What you need to do. Leave the pictures out and quote every line from the start of the listing to the line with "import plotly.graph_objects as go", inclusive.
[start Source material]
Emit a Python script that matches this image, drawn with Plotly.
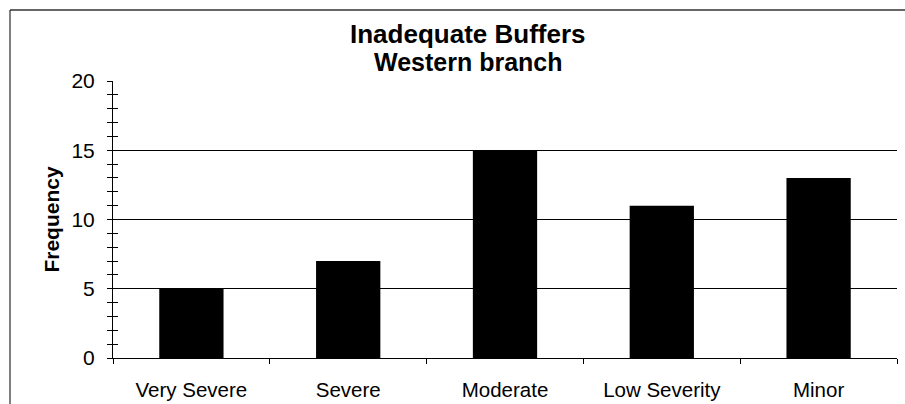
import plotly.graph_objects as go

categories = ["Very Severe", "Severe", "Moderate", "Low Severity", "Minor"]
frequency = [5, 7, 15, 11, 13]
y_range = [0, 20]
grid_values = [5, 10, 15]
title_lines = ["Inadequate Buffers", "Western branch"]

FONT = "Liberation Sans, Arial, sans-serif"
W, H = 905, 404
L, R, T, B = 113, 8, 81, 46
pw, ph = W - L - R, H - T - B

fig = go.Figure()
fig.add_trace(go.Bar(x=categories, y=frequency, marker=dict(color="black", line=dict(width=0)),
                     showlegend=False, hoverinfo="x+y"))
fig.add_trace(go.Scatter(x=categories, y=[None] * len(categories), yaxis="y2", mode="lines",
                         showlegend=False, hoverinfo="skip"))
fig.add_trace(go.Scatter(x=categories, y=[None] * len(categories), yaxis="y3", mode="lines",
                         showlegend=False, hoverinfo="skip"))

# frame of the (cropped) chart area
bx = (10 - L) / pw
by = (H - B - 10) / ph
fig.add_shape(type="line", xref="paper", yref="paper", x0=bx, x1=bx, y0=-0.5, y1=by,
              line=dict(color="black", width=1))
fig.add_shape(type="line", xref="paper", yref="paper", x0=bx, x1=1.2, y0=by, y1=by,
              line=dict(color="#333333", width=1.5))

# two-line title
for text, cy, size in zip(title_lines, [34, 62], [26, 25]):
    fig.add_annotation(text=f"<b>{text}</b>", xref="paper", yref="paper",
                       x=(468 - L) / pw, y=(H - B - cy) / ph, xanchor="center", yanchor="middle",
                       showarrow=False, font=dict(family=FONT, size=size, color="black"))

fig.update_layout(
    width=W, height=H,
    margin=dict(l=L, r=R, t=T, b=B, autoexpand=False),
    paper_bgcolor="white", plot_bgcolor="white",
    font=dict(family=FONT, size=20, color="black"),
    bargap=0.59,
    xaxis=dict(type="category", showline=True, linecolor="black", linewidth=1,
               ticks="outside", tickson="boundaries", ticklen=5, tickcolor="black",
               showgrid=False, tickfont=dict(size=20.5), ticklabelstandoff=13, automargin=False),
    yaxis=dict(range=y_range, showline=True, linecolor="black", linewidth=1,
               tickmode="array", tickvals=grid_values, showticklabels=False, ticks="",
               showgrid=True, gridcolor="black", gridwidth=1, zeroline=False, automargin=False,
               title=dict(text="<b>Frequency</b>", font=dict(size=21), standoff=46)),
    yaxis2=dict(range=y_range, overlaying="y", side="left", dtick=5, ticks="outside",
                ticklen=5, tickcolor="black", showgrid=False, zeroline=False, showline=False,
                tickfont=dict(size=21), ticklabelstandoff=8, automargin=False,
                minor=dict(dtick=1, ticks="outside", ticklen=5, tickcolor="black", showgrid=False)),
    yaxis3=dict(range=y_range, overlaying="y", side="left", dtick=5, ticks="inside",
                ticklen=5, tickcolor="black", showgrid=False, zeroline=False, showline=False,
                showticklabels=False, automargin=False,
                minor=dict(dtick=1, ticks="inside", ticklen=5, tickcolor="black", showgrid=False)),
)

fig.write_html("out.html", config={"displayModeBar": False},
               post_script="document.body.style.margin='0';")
[end Source material]
Expected output.
Emit a Python script that matches this image, drawn with Plotly.
import plotly.graph_objects as go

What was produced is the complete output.